Israel hizo la misma experiencia que tú. Después del llamamiento a la conversión, el Señor dice a su pueblo: “Venid entonces, y litigaremos —dice el Señor—. Aunque vuestros pecados sean como escarlata, quedarán blancos como nieve; aunque sean rojos como la púrpura, quedarán como lana” (Is 1,18). Nosotros podemos darnos cuenta de nuestro mal y corregir nuestra posición, e incluso pedir perdón, pero ¿quién nos perdona incondicionalmente? Dicho de otro modo, ¿quién es capaz de borrar nuestro mal y las consecuencias que introduce en el mundo? El verbo “litigar”, usado por Isaías, es muy gráfico: una vez que el pueblo es consciente de su culpa, el Señor invita a una batalla entre la suciedad de nuestros pecados y de nuestro mal (el rojo de la sangre que mancha la ropa era el color de la suciedad en aquella época) y la energía divina para “limpiar” todo, como no lo haría el mejor de los detergentes.

Este perdón rehace la relación de Dios con su pueblo. Ahora bien, no hay nada automático: el pueblo necesita reconocer su mal y aceptar el perdón. De hecho, el profeta cierra este oráculo con una alternativa que vamos a ilustrar durante las próximas semanas: “Si sabéis obedecer, comeréis de los frutos de la tierra; si rehusáis y os rebeláis, os devorará la espada —ha hablado la boca del Señor—” (Is 1,19-20).

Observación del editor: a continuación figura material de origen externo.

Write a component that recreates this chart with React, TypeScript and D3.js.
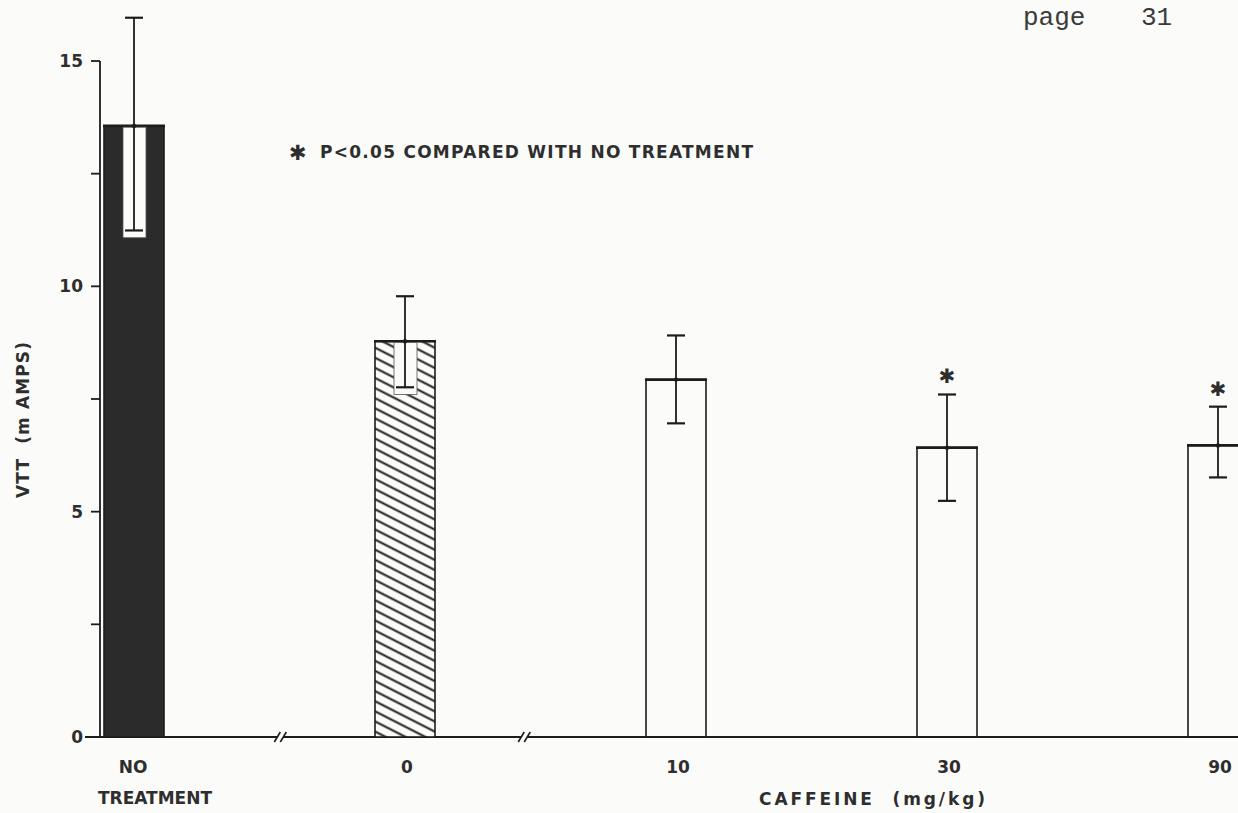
import React, { useEffect, useRef } from 'react';
import * as d3 from 'd3';

// groups on the x axis (the axis is broken between the first three)
const categories = ['NO TREATMENT', '0', '10', '30', '90'];
const categoryLines = [['NO', 'TREATMENT'], ['0'], ['10'], ['30'], ['90']];
const groupKind = ['control', 'vehicle', 'caffeine', 'caffeine', 'caffeine'];

// VTT means and error bars (mAMPS)
const means = [13.56, 8.78, 7.93, 6.42, 6.47];
const errHigh = [2.4, 1.0, 0.98, 1.18, 0.86];
const errLow = [2.32, 1.02, 0.97, 1.18, 0.71];
const significant = [false, false, false, true, true];

const yTicks = [0, 2.5, 5, 7.5, 10, 12.5, 15];
const yTickLabels = ['0', '', '5', '', '10', '', '15'];

// axis breaks sit between these pairs of categories
const axisBreaks = [
  { after: 0, frac: 0.54 },
  { after: 1, frac: 0.44 }
];

const legendText = 'P<0.05 COMPARED WITH NO TREATMENT';
const xTitle = 'CAFFEINE  (mg/kg)';
const yTitle = 'VTT  (m AMPS)';
const pageText = ['page', '31'];

const App = () => {
  const container = useRef(null);

  useEffect(() => {
    createChart();
  }, []);

  const createChart = () => {
    const width = 1238;
    const height = 813;
    const ink = '#1c1c1c';
    const letterInk = '#2e2e2e';
    const paper = '#fbfbfa';
    const font = '"DejaVu Sans", sans-serif';
    const fs = 17;
    const barWidth = 60;

    const svg = d3
      .select(container.current)
      .selectAll('svg')
      .data([0])
      .join('svg')
      .attr('width', width)
      .attr('height', height)
      .style('position', 'absolute')
      .style('left', 0)
      .style('top', 0)
      .style('background', paper);

    svg.selectAll('*').remove();

    const xScale = d3
      .scalePoint()
      .domain(categories)
      .range([134, 1218]);

    const yScale = d3
      .scaleLinear()
      .domain([0, 15])
      .range([737, 61]);

    const step = xScale.step();

    // hatch pattern for the vehicle bar
    const defs = svg.append('defs');
    const pat = defs
      .append('pattern')
      .attr('id', 'hatch')
      .attr('patternUnits', 'userSpaceOnUse')
      .attr('width', 40)
      .attr('height', 9)
      .attr('patternTransform', 'rotate(27)');
    pat
      .append('rect')
      .attr('width', 40)
      .attr('height', 9)
      .attr('fill', paper);
    pat
      .append('line')
      .attr('x1', 0)
      .attr('x2', 40)
      .attr('y1', 4.5)
      .attr('y2', 4.5)
      .attr('stroke', ink)
      .attr('stroke-width', 2);

    const fillFor = kind =>
      kind === 'control' ? '#2b2b2b' : kind === 'vehicle' ? 'url(#hatch)' : 'none';

    const data = categories.map((c, i) => ({
      cat: c,
      mean: means[i],
      hi: errHigh[i],
      lo: errLow[i],
      kind: groupKind[i],
      sig: significant[i]
    }));

    const label = (g, txt) =>
      g
        .append('text')
        .attr('font-family', font)
        .attr('font-weight', 'bold')
        .attr('font-size', fs)
        .attr('fill', letterInk)
        .text(txt);

    // y axis
    const yaxisg = svg.append('g').attr('class', 'y-axis-g');
    const y0 = yScale(0);
    const axisX = 100;
    yaxisg
      .append('line')
      .attr('x1', axisX)
      .attr('x2', axisX)
      .attr('y1', yScale(15))
      .attr('y2', y0)
      .attr('stroke', ink)
      .attr('stroke-width', 1.8);
    yaxisg
      .selectAll('.ytick')
      .data(yTicks)
      .join('line')
      .attr('class', 'ytick')
      .attr('x1', axisX - 9)
      .attr('x2', axisX)
      .attr('y1', d => yScale(d))
      .attr('y2', d => yScale(d))
      .attr('stroke', ink)
      .attr('stroke-width', 1.8);
    yaxisg
      .selectAll('.ylabel')
      .data(yTicks)
      .join('text')
      .attr('class', 'ylabel')
      .attr('x', axisX - 17)
      .attr('y', d => yScale(d))
      .attr('dy', '0.36em')
      .attr('text-anchor', 'end')
      .attr('font-family', font)
      .attr('font-weight', 'bold')
      .attr('font-size', fs)
      .attr('fill', letterInk)
      .text((d, i) => yTickLabels[i]);

    label(yaxisg, yTitle)
      .attr('transform', `translate(29, ${(342 + 498) / 2}) rotate(-90)`)
      .attr('text-anchor', 'middle')
      .attr('textLength', 156)
      .attr('lengthAdjust', 'spacing')
      .style('white-space', 'pre');

    // x axis line with breaks
    const xaxisg = svg.append('g').attr('class', 'x-axis-g');
    const gap = 3;
    const breakXs = axisBreaks.map(b => xScale(categories[b.after]) + b.frac * step);
    const segEnds = [85, ...breakXs.flatMap(bx => [bx - gap, bx + gap]), width];
    for (let i = 0; i < segEnds.length; i += 2) {
      xaxisg
        .append('line')
        .attr('x1', segEnds[i])
        .attr('x2', segEnds[i + 1])
        .attr('y1', y0)
        .attr('y2', y0)
        .attr('stroke', ink)
        .attr('stroke-width', 2);
    }
    breakXs.forEach(bx => {
      [-gap, gap].forEach(off => {
        xaxisg
          .append('line')
          .attr('x1', bx + off - 3)
          .attr('x2', bx + off + 3)
          .attr('y1', y0 + 5)
          .attr('y2', y0 - 5)
          .attr('stroke', ink)
          .attr('stroke-width', 1.6);
      });
    });

    // category labels
    categoryLines.forEach((lines, i) => {
      const cx = xScale(categories[i]);
      lines.forEach((ln, j) => {
        label(xaxisg, ln)
          .attr('x', lines.length > 1 ? cx + (j === 0 ? -1 : 21) : cx + 2)
          .attr('y', y0 + 36 + j * 31)
          .attr('text-anchor', 'middle');
      });
    });

    label(xaxisg, xTitle)
      .attr('x', 872)
      .attr('y', y0 + 68)
      .attr('text-anchor', 'middle')
      .attr('textLength', 226)
      .attr('lengthAdjust', 'spacing')
      .style('white-space', 'pre');

    // bars
    const plotg = svg.append('g').attr('class', 'plotg');
    const bars = plotg
      .selectAll('.bar')
      .data(data)
      .join('g')
      .attr('class', 'bar');

    bars
      .append('rect')
      .attr('x', d => xScale(d.cat) - barWidth / 2)
      .attr('y', d => yScale(d.mean))
      .attr('width', barWidth)
      .attr('height', d => y0 - yScale(d.mean))
      .attr('fill', d => fillFor(d.kind))
      .attr('stroke', ink)
      .attr('stroke-width', 1.6);

    bars
      .append('line')
      .attr('x1', d => xScale(d.cat) - barWidth / 2 - 1)
      .attr('x2', d => xScale(d.cat) + barWidth / 2 + 1)
      .attr('y1', d => yScale(d.mean))
      .attr('y2', d => yScale(d.mean))
      .attr('stroke', ink)
      .attr('stroke-width', 2.6);

    // white window behind the lower error bar on filled bars
    bars
      .filter(d => d.kind !== 'caffeine')
      .append('rect')
      .attr('x', d => xScale(d.cat) - 11)
      .attr('y', d => yScale(d.mean) + 1.3)
      .attr('width', 23)
      .attr('height', d => yScale(d.mean - d.lo) - yScale(d.mean) + 6)
      .attr('fill', paper)
      .attr('stroke', '#555')
      .attr('stroke-width', 0.8);

    // error bars
    const capW = 18;
    bars
      .append('line')
      .attr('x1', d => xScale(d.cat))
      .attr('x2', d => xScale(d.cat))
      .attr('y1', d => yScale(d.mean + d.hi))
      .attr('y2', d => yScale(d.mean - d.lo))
      .attr('stroke', ink)
      .attr('stroke-width', 1.8);
    bars
      .append('line')
      .attr('x1', d => xScale(d.cat) - capW / 2)
      .attr('x2', d => xScale(d.cat) + capW / 2)
      .attr('y1', d => yScale(d.mean + d.hi))
      .attr('y2', d => yScale(d.mean + d.hi))
      .attr('stroke', ink)
      .attr('stroke-width', 2.2);
    bars
      .append('line')
      .attr('x1', d => xScale(d.cat) - capW / 2)
      .attr('x2', d => xScale(d.cat) + capW / 2)
      .attr('y1', d => yScale(d.mean - d.lo))
      .attr('y2', d => yScale(d.mean - d.lo))
      .attr('stroke', ink)
      .attr('stroke-width', 2.2);
    bars
      .append('circle')
      .attr('cx', d => xScale(d.cat))
      .attr('cy', d => yScale(d.mean))
      .attr('r', 2.2)
      .attr('fill', ink);

    // significance marks
    bars
      .filter(d => d.sig)
      .append('text')
      .attr('x', d => xScale(d.cat))
      .attr('y', d => yScale(d.mean + d.hi) - 11)
      .attr('text-anchor', 'middle')
      .attr('font-family', font)
      .attr('font-size', 20)
      .attr('fill', letterInk)
      .text('\u2731');

    // legend note
    svg
      .append('text')
      .attr('x', 289)
      .attr('y', 160)
      .attr('font-family', font)
      .attr('font-size', 21)
      .attr('fill', letterInk)
      .text('\u2731');
    label(svg, legendText)
      .attr('x', 320)
      .attr('y', 158)
      .attr('textLength', 433)
      .attr('lengthAdjust', 'spacing');

    // typed page number in the top corner
    svg
      .selectAll('.page')
      .data(pageText)
      .join('text')
      .attr('class', 'page')
      .attr('x', (d, i) => (i === 0 ? 1023 : 1141))
      .attr('y', 25)
      .attr('font-family', '"Liberation Mono", monospace')
      .attr('font-size', 26)
      .attr('fill', '#3a3a3a')
      .text(d => d);
  };

  return <div className="chart-container" ref={container}></div>;
};

export default App;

Se trata de una alternativa que desafía la razón y la libertad de Judá: si sigue al Señor la vida le irá bien (en el sentido de que establecerá la justa relación con las cosas y personas); si se rebela y afirma su autonomía, la realidad le pasará factura (en el sentido de que tratar mal la realidad tiene consecuencias). Como veremos en las próximas cartas, el pueblo no siempre elige obedecer: su testarudez le lleva a moverse de modo irracional.

Saluda a Beatriz de mi parte. ¡Una relación afectiva es siempre fuente de rica experiencia! De hecho, Dios la utiliza como paradigma de la relación con su pueblo precisamente en los libros proféticos. Pero no nos adelantemos.